Add an `ffi_call` function with a similar signature to `pure_callback`
Currently, JAX users who want to use XLA custom calls must interact with private APIs (e.g. core.Primitive) and MLIR. This doesn’t provide a great developer experience, and it would be useful to provide some sort of public API. This has been previously discussed in several different contexts (including #12632), and this PR builds on ideas from this previous work to present a simple API that covers some core use cases.
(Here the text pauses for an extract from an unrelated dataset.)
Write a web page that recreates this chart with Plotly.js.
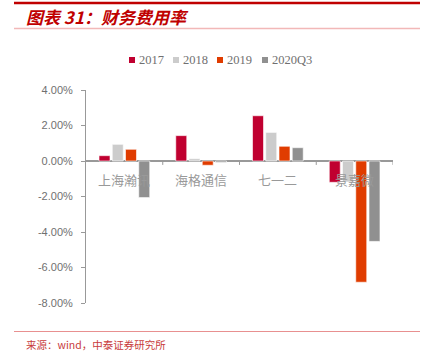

There are more advanced use cases which would require finer-grained customization, and these would continue to rely on the private API. But, there do appear to be examples of use cases that would be satisfied by this simpler interface.
Example
The general idea is to provide a function called (something like) jax.extend.ffi.ffi_call with a signature that is similar to jax.pure_callback, that lowers to a custom call. For example, the existing implementation of lu_pivots_to_permutation on GPU (the only FFI custom call currently in jaxlib), could (to first approximation) be written as:
def ffi_call_lu_pivots_to_permutation(pivots, permutation_size):
return jex.ffi.ffi_call(
"cu_lu_pivots_to_permutation",
# Output types are specified without reference to MLIR
jax.ShapeDtypeStruct(
shape=dims[:-1] + (permutation_size,),
dtype=pivots.dtype,
),
# Input arguments
pivots,
# Keyword arguments are passed to the FFI custom call as attributes
permutation_size=np.int32(permutation_size), # Note: np not jnp
)
from jax.lib import xla_client
xla_client.register_custom_call_target(
"cu_lu_pivots_to_permutation", ..., platform="CUDA", api_version=1)
Platform-dependent behavior should be handled in user code with the help of lax.platform_dependent. (Currently this doesn't work, but @gnecula is looking into it.) Like jax.pure_callback, this could be combined with custom_jvp or custom_vjp to support autodiff. vmap is discussed below.
Batching
This proof-of-concept implementation includes a vectorized parameter which has the same behavior as the vectorized parameter to jax.pure_callback (in fact it uses exactly the same batching rule). The tl;dr is that when vectorized is False, the base custom call is executed in a while loop, but when vectorized is True, the vmapped primitive calls the same custom call with an extra batch dimension on the left. This behavior could potentially work with the FFI interface since the input buffers include dimension metadata, but it’s a restrictive interface. Is there a better approach (don’t say custom_vmap! Or do...)?
Alternatives
If we’re not totally wedded to aligning with the jax.pure_callback interface, it’s possible that a "builder" interface would be more future proof. For example, the syntax for the demo from above would be something like:
do_call = jex.ffi.make_ffi_call("cu_lu_pivots_to_permutation")
do_call(
jax.ShapeDtypeStruct(
shape=dims[:-1] + (permutation_size,),
dtype=pivots.dtype,
),
pivots,
batch_size=np.int64(batch_size),
pivot_size=np.int32(pivot_size),
permutation_size=np.int32(permutation_size),
)
This has the potential benefit that do_call could include metadata like a reference to the underlying core.Primitive so that users could use that for further customization.